In provincia di Verona sono poco più di 1.000 le imprese della categoria Comunicazione, che comprende, tra gli altri, anche fotografi, produzioni video e videoperatori, per un totale di circa 2.000 addetti. Il caso specifico dei fotografi è un esempio: solo in Veneto ci sono 820 imprese artigiane e almeno altrettanti liberi professionisti che svolgono attività di fotografia e video. Vi sono anche altri settori in condizioni analoghe: le pulitintolavanderie, o i calzolai che, altro esempio, sono in affitto su immobili con classificazioni diverse da quelle previste dal decreto e quindi senza credito d’imposta. Solo queste tre categorie rappresentano un totale di oltre 2.000 imprese attive in Veneto.

“Sappiamo – prosegue Iraci Sareri – che non è facile fare norme che contemplino tutte le specificità dei casi, ma appunto per questo, chiediamo al governo di utilizzare il criterio di allargare le misure a tutte le imprese, non ragionare unicamente per sezioni o codici che creano differenziazioni inutili in questo periodo di difficoltà. E’ una questione di equità e di tenuta del sistema. Il calo del lavoro riguarda tanti settori fra quelli non direttamente contemplati nel decreto Cura Italia. Restando al mondo della fotografia e della comunicazione in genere – conclude il Presidente –, c’è un intero settore in sofferenza per il fatto che, direttamente o indirettamente, è legato al turismo, alle fiere, alla pubblicità, agli eventi. L’aspetto più grave è che, quando finirà questo periodo di lockdown, per molte delle nostre imprese sarà impossibile recuperare il lavoro perso e chiuderanno l’anno quasi certamente con un fatturato più che dimezzato. C’è qualcuno che se ne sta rendendo conto? Siamo molto preoccupati”.

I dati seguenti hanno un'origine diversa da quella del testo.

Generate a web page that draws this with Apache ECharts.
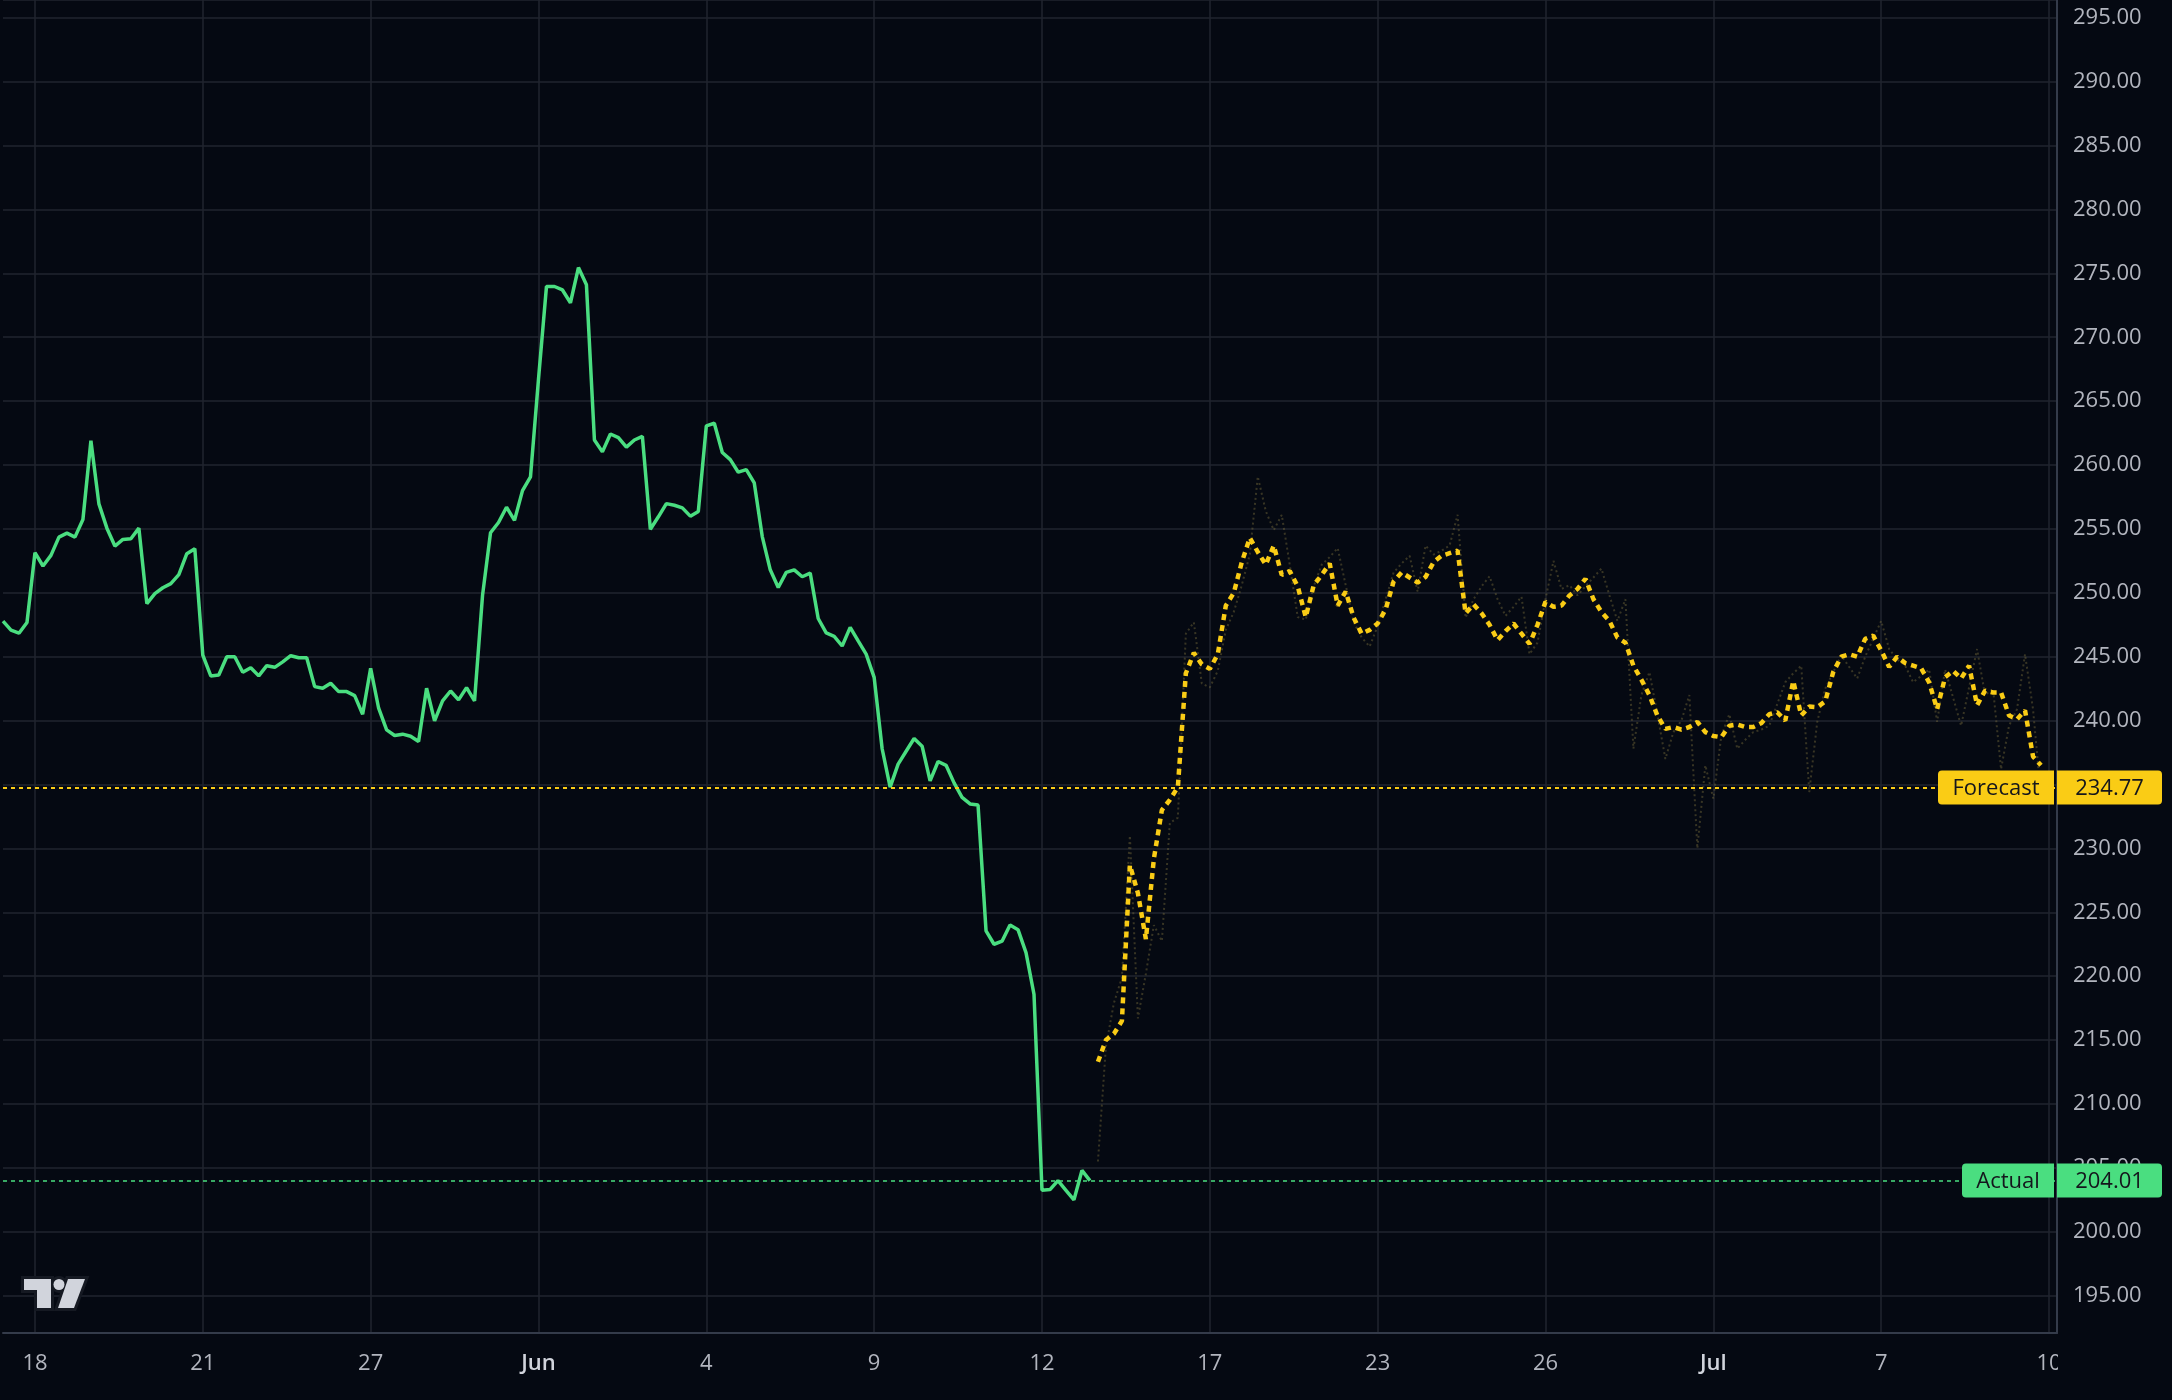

Confartigianato sta chiedendo a gran voce alla politica di intervenire con misure importanti, veloci e senza discriminazioni. Il problema della liquidità per le imprese è la priorità ed è necessario delineare subito delle misure, anche progressive ma chiare, per consentire alle imprese di lavorare e impedire che le condizioni dovute a questa situazione diventino letali.